EXERCISE REQUIREMENTS: Quote every line as given.

COLLECTED MATERIAL:
-----

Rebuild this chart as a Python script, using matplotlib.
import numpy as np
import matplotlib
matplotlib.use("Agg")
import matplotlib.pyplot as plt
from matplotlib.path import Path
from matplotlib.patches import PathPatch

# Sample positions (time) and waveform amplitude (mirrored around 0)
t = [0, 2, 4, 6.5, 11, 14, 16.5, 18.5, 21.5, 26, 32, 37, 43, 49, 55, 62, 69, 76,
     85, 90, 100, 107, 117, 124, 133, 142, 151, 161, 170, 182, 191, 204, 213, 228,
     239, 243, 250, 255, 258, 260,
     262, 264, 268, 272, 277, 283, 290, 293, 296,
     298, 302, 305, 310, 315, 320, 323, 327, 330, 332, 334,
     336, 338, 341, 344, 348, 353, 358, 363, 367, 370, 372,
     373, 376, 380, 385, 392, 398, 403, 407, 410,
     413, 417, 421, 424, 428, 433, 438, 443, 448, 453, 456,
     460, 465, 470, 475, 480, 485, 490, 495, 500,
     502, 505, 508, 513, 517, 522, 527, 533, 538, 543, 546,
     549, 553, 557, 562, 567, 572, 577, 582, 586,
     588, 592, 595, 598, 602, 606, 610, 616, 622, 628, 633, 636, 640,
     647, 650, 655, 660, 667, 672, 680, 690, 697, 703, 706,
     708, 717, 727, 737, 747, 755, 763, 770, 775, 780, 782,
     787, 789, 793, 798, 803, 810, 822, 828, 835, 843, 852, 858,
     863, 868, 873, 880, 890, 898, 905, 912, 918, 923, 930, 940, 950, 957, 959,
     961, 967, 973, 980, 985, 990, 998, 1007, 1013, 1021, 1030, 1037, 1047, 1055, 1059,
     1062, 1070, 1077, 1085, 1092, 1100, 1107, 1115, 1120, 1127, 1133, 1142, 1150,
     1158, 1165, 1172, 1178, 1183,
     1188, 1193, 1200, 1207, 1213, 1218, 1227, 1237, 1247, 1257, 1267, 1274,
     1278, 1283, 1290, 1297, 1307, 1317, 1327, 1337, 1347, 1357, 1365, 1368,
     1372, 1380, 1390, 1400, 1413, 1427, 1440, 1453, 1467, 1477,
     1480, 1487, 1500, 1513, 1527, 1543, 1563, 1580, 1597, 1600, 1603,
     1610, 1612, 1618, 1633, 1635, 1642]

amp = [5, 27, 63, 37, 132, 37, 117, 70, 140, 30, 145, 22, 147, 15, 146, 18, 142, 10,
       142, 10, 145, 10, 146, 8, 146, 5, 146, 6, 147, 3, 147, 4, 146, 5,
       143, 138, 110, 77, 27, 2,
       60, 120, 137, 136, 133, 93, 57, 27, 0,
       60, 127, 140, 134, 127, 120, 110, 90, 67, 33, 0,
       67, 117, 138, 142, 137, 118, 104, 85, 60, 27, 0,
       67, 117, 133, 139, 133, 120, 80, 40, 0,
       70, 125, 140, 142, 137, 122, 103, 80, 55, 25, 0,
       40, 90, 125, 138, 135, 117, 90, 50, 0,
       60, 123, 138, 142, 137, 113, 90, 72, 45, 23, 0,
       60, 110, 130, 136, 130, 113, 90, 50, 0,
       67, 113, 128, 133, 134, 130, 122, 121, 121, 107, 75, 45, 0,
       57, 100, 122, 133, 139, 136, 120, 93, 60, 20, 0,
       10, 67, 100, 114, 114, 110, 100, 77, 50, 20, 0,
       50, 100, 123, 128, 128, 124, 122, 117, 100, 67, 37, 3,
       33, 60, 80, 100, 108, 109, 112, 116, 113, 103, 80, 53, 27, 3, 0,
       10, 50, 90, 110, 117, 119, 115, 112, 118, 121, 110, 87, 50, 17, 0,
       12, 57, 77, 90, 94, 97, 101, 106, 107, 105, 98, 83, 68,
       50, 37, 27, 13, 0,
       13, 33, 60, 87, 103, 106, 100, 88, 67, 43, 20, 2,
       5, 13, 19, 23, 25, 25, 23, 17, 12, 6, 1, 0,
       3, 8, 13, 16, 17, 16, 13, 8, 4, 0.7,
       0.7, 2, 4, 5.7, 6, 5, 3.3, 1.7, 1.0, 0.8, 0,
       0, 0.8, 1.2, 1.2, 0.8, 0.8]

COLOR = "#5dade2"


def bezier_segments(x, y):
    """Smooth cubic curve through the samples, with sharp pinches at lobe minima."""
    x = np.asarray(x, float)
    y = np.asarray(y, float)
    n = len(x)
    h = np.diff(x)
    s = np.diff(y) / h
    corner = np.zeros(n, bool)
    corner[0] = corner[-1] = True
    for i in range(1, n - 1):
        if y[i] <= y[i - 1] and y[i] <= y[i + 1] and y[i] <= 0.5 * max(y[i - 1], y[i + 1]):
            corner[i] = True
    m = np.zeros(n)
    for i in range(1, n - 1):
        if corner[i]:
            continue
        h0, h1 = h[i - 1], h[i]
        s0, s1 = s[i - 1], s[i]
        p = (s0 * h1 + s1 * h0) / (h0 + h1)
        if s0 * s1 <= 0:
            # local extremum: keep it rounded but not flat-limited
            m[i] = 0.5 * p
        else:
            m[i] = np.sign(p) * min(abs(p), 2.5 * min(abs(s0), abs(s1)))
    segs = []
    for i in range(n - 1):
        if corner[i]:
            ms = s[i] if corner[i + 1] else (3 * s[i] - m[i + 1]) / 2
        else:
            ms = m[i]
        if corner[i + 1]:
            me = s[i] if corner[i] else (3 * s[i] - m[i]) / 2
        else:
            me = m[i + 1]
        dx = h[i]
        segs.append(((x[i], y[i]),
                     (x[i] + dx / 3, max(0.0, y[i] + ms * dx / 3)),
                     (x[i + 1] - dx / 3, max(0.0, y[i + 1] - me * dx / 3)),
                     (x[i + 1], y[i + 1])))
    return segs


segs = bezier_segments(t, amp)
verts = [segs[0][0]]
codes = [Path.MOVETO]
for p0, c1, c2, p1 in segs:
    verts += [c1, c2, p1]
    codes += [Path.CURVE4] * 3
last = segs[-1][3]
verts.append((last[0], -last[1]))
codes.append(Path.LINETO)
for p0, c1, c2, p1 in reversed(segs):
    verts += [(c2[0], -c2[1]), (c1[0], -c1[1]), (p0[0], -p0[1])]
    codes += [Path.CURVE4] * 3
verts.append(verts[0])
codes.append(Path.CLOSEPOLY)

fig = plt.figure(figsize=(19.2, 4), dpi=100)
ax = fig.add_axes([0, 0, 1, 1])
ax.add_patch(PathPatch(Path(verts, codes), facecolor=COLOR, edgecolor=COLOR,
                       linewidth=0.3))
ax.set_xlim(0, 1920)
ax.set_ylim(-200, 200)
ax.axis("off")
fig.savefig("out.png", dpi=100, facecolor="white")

-----

EXERCISE RESPONSE:
Rebuild this chart as a Python script, using matplotlib.
import numpy as np
import matplotlib
matplotlib.use("Agg")
import matplotlib.pyplot as plt
from matplotlib.path import Path
from matplotlib.patches import PathPatch

# Sample positions (time) and waveform amplitude (mirrored around 0)
t = [0, 2, 4, 6.5, 11, 14, 16.5, 18.5, 21.5, 26, 32, 37, 43, 49, 55, 62, 69, 76,
     85, 90, 100, 107, 117, 124, 133, 142, 151, 161, 170, 182, 191, 204, 213, 228,
     239, 243, 250, 255, 258, 260,
     262, 264, 268, 272, 277, 283, 290, 293, 296,
     298, 302, 305, 310, 315, 320, 323, 327, 330, 332, 334,
     336, 338, 341, 344, 348, 353, 358, 363, 367, 370, 372,
     373, 376, 380, 385, 392, 398, 403, 407, 410,
     413, 417, 421, 424, 428, 433, 438, 443, 448, 453, 456,
     460, 465, 470, 475, 480, 485, 490, 495, 500,
     502, 505, 508, 513, 517, 522, 527, 533, 538, 543, 546,
     549, 553, 557, 562, 567, 572, 577, 582, 586,
     588, 592, 595, 598, 602, 606, 610, 616, 622, 628, 633, 636, 640,
     647, 650, 655, 660, 667, 672, 680, 690, 697, 703, 706,
     708, 717, 727, 737, 747, 755, 763, 770, 775, 780, 782,
     787, 789, 793, 798, 803, 810, 822, 828, 835, 843, 852, 858,
     863, 868, 873, 880, 890, 898, 905, 912, 918, 923, 930, 940, 950, 957, 959,
     961, 967, 973, 980, 985, 990, 998, 1007, 1013, 1021, 1030, 1037, 1047, 1055, 1059,
     1062, 1070, 1077, 1085, 1092, 1100, 1107, 1115, 1120, 1127, 1133, 1142, 1150,
     1158, 1165, 1172, 1178, 1183,
     1188, 1193, 1200, 1207, 1213, 1218, 1227, 1237, 1247, 1257, 1267, 1274,
     1278, 1283, 1290, 1297, 1307, 1317, 1327, 1337, 1347, 1357, 1365, 1368,
     1372, 1380, 1390, 1400, 1413, 1427, 1440, 1453, 1467, 1477,
     1480, 1487, 1500, 1513, 1527, 1543, 1563, 1580, 1597, 1600, 1603,
     1610, 1612, 1618, 1633, 1635, 1642]

amp = [5, 27, 63, 37, 132, 37, 117, 70, 140, 30, 145, 22, 147, 15, 146, 18, 142, 10,
       142, 10, 145, 10, 146, 8, 146, 5, 146, 6, 147, 3, 147, 4, 146, 5,
       143, 138, 110, 77, 27, 2,
       60, 120, 137, 136, 133, 93, 57, 27, 0,
       60, 127, 140, 134, 127, 120, 110, 90, 67, 33, 0,
       67, 117, 138, 142, 137, 118, 104, 85, 60, 27, 0,
       67, 117, 133, 139, 133, 120, 80, 40, 0,
       70, 125, 140, 142, 137, 122, 103, 80, 55, 25, 0,
       40, 90, 125, 138, 135, 117, 90, 50, 0,
       60, 123, 138, 142, 137, 113, 90, 72, 45, 23, 0,
       60, 110, 130, 136, 130, 113, 90, 50, 0,
       67, 113, 128, 133, 134, 130, 122, 121, 121, 107, 75, 45, 0,
       57, 100, 122, 133, 139, 136, 120, 93, 60, 20, 0,
       10, 67, 100, 114, 114, 110, 100, 77, 50, 20, 0,
       50, 100, 123, 128, 128, 124, 122, 117, 100, 67, 37, 3,
       33, 60, 80, 100, 108, 109, 112, 116, 113, 103, 80, 53, 27, 3, 0,
       10, 50, 90, 110, 117, 119, 115, 112, 118, 121, 110, 87, 50, 17, 0,
       12, 57, 77, 90, 94, 97, 101, 106, 107, 105, 98, 83, 68,
       50, 37, 27, 13, 0,
       13, 33, 60, 87, 103, 106, 100, 88, 67, 43, 20, 2,
       5, 13, 19, 23, 25, 25, 23, 17, 12, 6, 1, 0,
       3, 8, 13, 16, 17, 16, 13, 8, 4, 0.7,
       0.7, 2, 4, 5.7, 6, 5, 3.3, 1.7, 1.0, 0.8, 0,
       0, 0.8, 1.2, 1.2, 0.8, 0.8]

COLOR = "#5dade2"


def bezier_segments(x, y):
    """Smooth cubic curve through the samples, with sharp pinches at lobe minima."""
    x = np.asarray(x, float)
    y = np.asarray(y, float)
    n = len(x)
    h = np.diff(x)
    s = np.diff(y) / h
    corner = np.zeros(n, bool)
    corner[0] = corner[-1] = True
    for i in range(1, n - 1):
        if y[i] <= y[i - 1] and y[i] <= y[i + 1] and y[i] <= 0.5 * max(y[i - 1], y[i + 1]):
            corner[i] = True
    m = np.zeros(n)
    for i in range(1, n - 1):
        if corner[i]:
            continue
        h0, h1 = h[i - 1], h[i]
        s0, s1 = s[i - 1], s[i]
        p = (s0 * h1 + s1 * h0) / (h0 + h1)
        if s0 * s1 <= 0:
            # local extremum: keep it rounded but not flat-limited
            m[i] = 0.5 * p
        else:
            m[i] = np.sign(p) * min(abs(p), 2.5 * min(abs(s0), abs(s1)))
    segs = []
    for i in range(n - 1):
        if corner[i]:
            ms = s[i] if corner[i + 1] else (3 * s[i] - m[i + 1]) / 2
        else:
            ms = m[i]
        if corner[i + 1]:
            me = s[i] if corner[i] else (3 * s[i] - m[i]) / 2
        else:
            me = m[i + 1]
        dx = h[i]
        segs.append(((x[i], y[i]),
                     (x[i] + dx / 3, max(0.0, y[i] + ms * dx / 3)),
                     (x[i + 1] - dx / 3, max(0.0, y[i + 1] - me * dx / 3)),
                     (x[i + 1], y[i + 1])))
    return segs


segs = bezier_segments(t, amp)
verts = [segs[0][0]]
codes = [Path.MOVETO]
for p0, c1, c2, p1 in segs:
    verts += [c1, c2, p1]
    codes += [Path.CURVE4] * 3
last = segs[-1][3]
verts.append((last[0], -last[1]))
codes.append(Path.LINETO)
for p0, c1, c2, p1 in reversed(segs):
    verts += [(c2[0], -c2[1]), (c1[0], -c1[1]), (p0[0], -p0[1])]
    codes += [Path.CURVE4] * 3
verts.append(verts[0])
codes.append(Path.CLOSEPOLY)

fig = plt.figure(figsize=(19.2, 4), dpi=100)
ax = fig.add_axes([0, 0, 1, 1])
ax.add_patch(PathPatch(Path(verts, codes), facecolor=COLOR, edgecolor=COLOR,
                       linewidth=0.3))
ax.set_xlim(0, 1920)
ax.set_ylim(-200, 200)
ax.axis("off")
fig.savefig("out.png", dpi=100, facecolor="white")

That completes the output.